= Mordechai Shatner =

Israeli politician

Mordechai Schattner (מרדכי שטנר; 1904 – 16 April 1964) was a Zionist activist and a signatory of the Israeli declaration of independence.

==Biography==
A member of kibbutz Ein Harod, Shatner worked in Europe between the First and Second World Wars rescuing Jews, a period during which he met Adolf Eichmann. After the outbreak of World War II he worked for aliyah from England.

After returning to Mandate Palestine, he joined the Jewish National Council, working on national infrastructure. He campaigned against the treatment of Jewish prisoners held by the British, and was arrested during the Operation Agatha and imprisoned in the Atlit detainee camp, Rafah and Latrun. During that time he served as the representative of the Jewish detainees to the British authorities.

On 14 May 1948, Shatner was one of the people to sign the Israeli declaration of independence, and joined the Provisional State Council. After independence he worked on the development of Jerusalem, was one of the founders of Yad Vashem, and was also a member of the committee that appointed judges to the Supreme Court of Israel.

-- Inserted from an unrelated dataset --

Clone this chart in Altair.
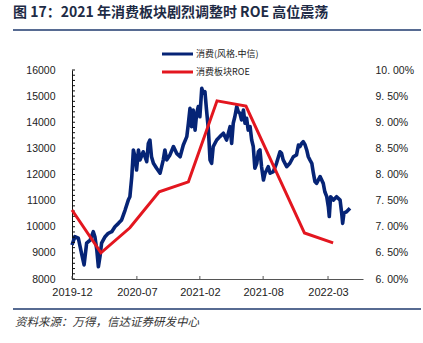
import altair as alt
import pandas as pd

# ---------------- data ----------------
idx_dates = [
    "2019-12-31", "2020-01-09", "2020-01-20", "2020-01-30", "2020-02-07", "2020-02-15",
    "2020-02-26", "2020-03-07", "2020-03-12", "2020-03-18", "2020-03-23", "2020-03-28",
    "2020-04-02", "2020-04-13", "2020-04-23", "2020-05-04", "2020-05-14", "2020-05-25",
    "2020-06-04", "2020-06-15", "2020-06-25", "2020-06-30", "2020-07-06", "2020-07-11",
    "2020-07-16", "2020-07-21", "2020-07-27", "2020-08-01", "2020-08-11", "2020-08-22",
    "2020-08-27", "2020-09-01", "2020-09-06", "2020-09-12", "2020-09-22", "2020-10-03",
    "2020-10-13", "2020-10-18", "2020-10-24", "2020-11-03", "2020-11-14", "2020-11-24",
    "2020-12-05", "2020-12-15", "2020-12-26", "2020-12-31", "2021-01-05", "2021-01-10",
    "2021-01-15", "2021-01-21", "2021-01-26", "2021-01-31", "2021-02-05", "2021-02-11",
    "2021-02-16", "2021-02-21", "2021-02-26", "2021-03-04", "2021-03-09", "2021-03-14",
    "2021-03-19", "2021-03-30", "2021-04-09", "2021-04-20", "2021-04-30", "2021-05-11",
    "2021-05-16", "2021-05-21", "2021-05-26", "2021-06-01", "2021-06-06", "2021-06-11",
    "2021-06-16", "2021-06-22", "2021-06-27", "2021-07-02", "2021-07-07", "2021-07-13",
    "2021-07-18", "2021-07-23", "2021-07-28", "2021-08-03", "2021-08-08", "2021-08-13",
    "2021-08-18", "2021-08-24", "2021-08-29", "2021-09-03", "2021-09-08", "2021-09-14",
    "2021-09-24", "2021-10-04", "2021-10-15", "2021-10-20", "2021-10-25", "2021-11-05",
    "2021-11-15", "2021-11-26", "2021-12-06", "2021-12-12", "2021-12-17", "2021-12-22",
    "2021-12-27", "2022-01-02", "2022-01-07", "2022-01-12", "2022-01-17", "2022-01-23",
    "2022-01-28", "2022-02-02", "2022-02-07", "2022-02-18", "2022-02-28", "2022-03-05",
    "2022-03-11", "2022-03-16", "2022-03-19", "2022-03-23", "2022-04-01", "2022-04-11",
    "2022-04-22", "2022-04-27", "2022-04-30", "2022-05-04", "2022-05-13", "2022-05-23",
]
idx_values = [
    9300, 9620, 9560, 8980, 8540, 9370,
    9490, 9810, 9620, 9110, 8470, 8860,
    9370, 9620, 9750, 9810, 10000, 10130,
    10260, 10640, 11020, 11150, 11920, 12940,
    12680, 12170, 12940, 12560, 12870, 12490,
    13190, 13320, 12680, 12430, 12240, 12050,
    12560, 12940, 12560, 12750, 13070, 12810,
    12680, 13130, 13450, 13960, 14530, 13830,
    14470, 13700, 14340, 14600, 14210, 15300,
    15110, 15170, 14470, 13700, 12560, 12430,
    13070, 13320, 13450, 13580, 13320, 13830,
    13190, 13960, 14210, 14600, 14400, 14340,
    14090, 14470, 13960, 14150, 13700, 13830,
    13320, 13070, 12240, 12430, 12870, 12940,
    12300, 11790, 12050, 12170, 12300, 12050,
    12110, 12430, 12870, 12810, 12560, 12300,
    12430, 12680, 12750, 13130, 13070, 13190,
    13260, 13130, 12940, 12680, 12560, 12430,
    12050, 11730, 11660, 11920, 11660, 11340,
    11150, 10770, 10390, 11150, 11020, 11150,
    11020, 10520, 10130, 10520, 10580, 10710,
]

roe_dates = ["2019-12-31", "2020-03-31", "2020-06-30", "2020-09-30", "2020-12-31",
             "2021-03-31", "2021-06-30", "2021-12-31", "2022-03-31"]
roe_values = [0.0732, 0.0650, 0.0698, 0.0767, 0.0786, 0.0941, 0.0931, 0.0688, 0.0669]

series_names = ["消费(风格.中信)", "消费板块ROE"]
series_colors = ["#062476", "#E3161F"]

x_tick_dates = ["2019-12-31", "2020-07-22", "2021-02-05", "2021-08-23", "2022-03-15"]
left_major_ticks = list(range(8000, 16001, 1000))
left_minor_ticks = list(range(8000, 16001, 200))
right_ticks = [0.06, 0.065, 0.07, 0.075, 0.08, 0.085, 0.09, 0.095, 0.10]

title_text = "图 17：2021 年消费板块剧烈调整时 ROE 高位震荡"
source_text = "资料来源：万得，信达证券研发中心"

FONT = "Noto Sans CJK SC"
LATIN = "Liberation Sans"

# ---------------- tables ----------------
idx_df = pd.DataFrame({"date": [d + "T00:00:00" for d in idx_dates], "value": idx_values})
roe_df = pd.DataFrame({"date": [d + "T00:00:00" for d in roe_dates], "value": roe_values})
xt_df = pd.DataFrame({"date": [d + "T00:00:00" for d in x_tick_dates]})
yt_df = pd.DataFrame({"value": left_minor_ticks})

x_scale = alt.Scale(domain=[alt.DateTime(year=2019, month=12, date=31),
                            alt.DateTime(year=2022, month=7, date=3)])
x_axis = alt.Axis(
    values=[alt.DateTime(year=int(d[:4]), month=int(d[5:7]), date=int(d[8:10])) for d in x_tick_dates],
    format="%Y-%m", title=None, grid=False, ticks=False, domainColor="#555555",
    labelFont=LATIN, labelFontSize=11, labelColor="#222222", labelPadding=7,
    labelOverlap=False, labelFlush=False,
)
X = alt.X("date:T", scale=x_scale, axis=x_axis)

left_scale = alt.Scale(domain=[8000, 16000], nice=False, zero=False)
left_axis = alt.Axis(
    orient="left", values=left_major_ticks, format="d", title=None, grid=False,
    ticks=False, domainColor="#111111", labelFont=LATIN, labelFontSize=10.5,
    labelColor="#222222", labelPadding=17)
YL = alt.Y("value:Q", scale=left_scale, axis=left_axis)

blue = alt.Chart(idx_df).mark_line(color=series_colors[0], strokeWidth=3.6, strokeJoin="round").encode(
    x=X, y=YL,
)

left_ticks = alt.Chart(yt_df).mark_rule(color="#111111", strokeWidth=1).encode(
    y=YL, x=alt.value(0), x2=alt.value(3),
)

bottom_ticks = alt.Chart(xt_df).mark_rule(color="#555555", strokeWidth=1).encode(
    x=X, y=alt.value(206), y2=alt.value(209),
)

red = alt.Chart(roe_df).mark_line(color=series_colors[1], strokeWidth=3, strokeJoin="miter").encode(
    x=X,
    y=alt.Y("value:Q", scale=alt.Scale(domain=[0.06, 0.10], nice=False, zero=False),
            axis=alt.Axis(orient="right", values=right_ticks,
                          labelExpr="replace(format(datum.value, '.2%'), '.', '. ')",
                          title=None, grid=False, ticks=False, domain=False,
                          labelFont=LATIN, labelFontSize=10.5, labelColor="#222222",
                          labelPadding=12)),
)

one = pd.DataFrame({"k": [0]})

def text_layer(txt, x, y, size, color, weight="normal", style="normal", font=FONT):
    return alt.Chart(pd.DataFrame({"t": [txt]})).mark_text(
        align="left", baseline="middle", fontSize=size, font=font, color=color,
        fontWeight=weight, fontStyle=style,
    ).encode(x=alt.value(x), y=alt.value(y), text="t:N")

def hline(x1, x2, y, color, w):
    return alt.Chart(one).mark_rule(color=color, strokeWidth=w).encode(
        x=alt.value(x1), x2=alt.value(x2), y=alt.value(y))

annot = [
    text_layer(title_text, -59, -57, 14, "#1E2B45", weight="bold"),
    hline(-59, 349, -40, "#1F3A6E", 1.5),
    hline(-59, 349, 239, "#1F3A6E", 1.5),
    text_layer(source_text, -57, 253, 11.5, "#333333", style="italic"),
]
legend_rows = [-16, 2]
for name, col, yy in zip(series_names, series_colors, legend_rows):
    annot.append(hline(90, 121, yy, col, 3))
    annot.append(text_layer(name, 124, yy, 9, "#222222"))

data_layers = alt.layer(alt.layer(blue, left_ticks, bottom_ticks), red).resolve_scale(y="independent")

chart = alt.layer(data_layers, *annot).properties(
    width=291, height=209,
    autosize=alt.AutoSizeParams(type="none"),
    padding={"left": 72, "top": 70, "right": 60, "bottom": 64},
    background="white",
).configure_view(stroke=None)

chart.save("out.html", embed_options={"renderer": "svg", "actions": False})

Shatner served as the CEO of the Department of Industry and Commerce, and was in charge of the financial market. He was also an interim supervisor of the real estate of the Arabs who fled Israel during the Independence War of 1948. He was the main figure in the foundation of the Israeli town of Nazareth Illit and the Wingate Sports Center that was named after his friend Orde Wingate.

The Shatner Centre in Jerusalem was named after him. His son, David, is an expert on water and the "borders of Israel" and was in the delegations that brokered peace agreements with Jordan, Syria and the Palestinian National Authority.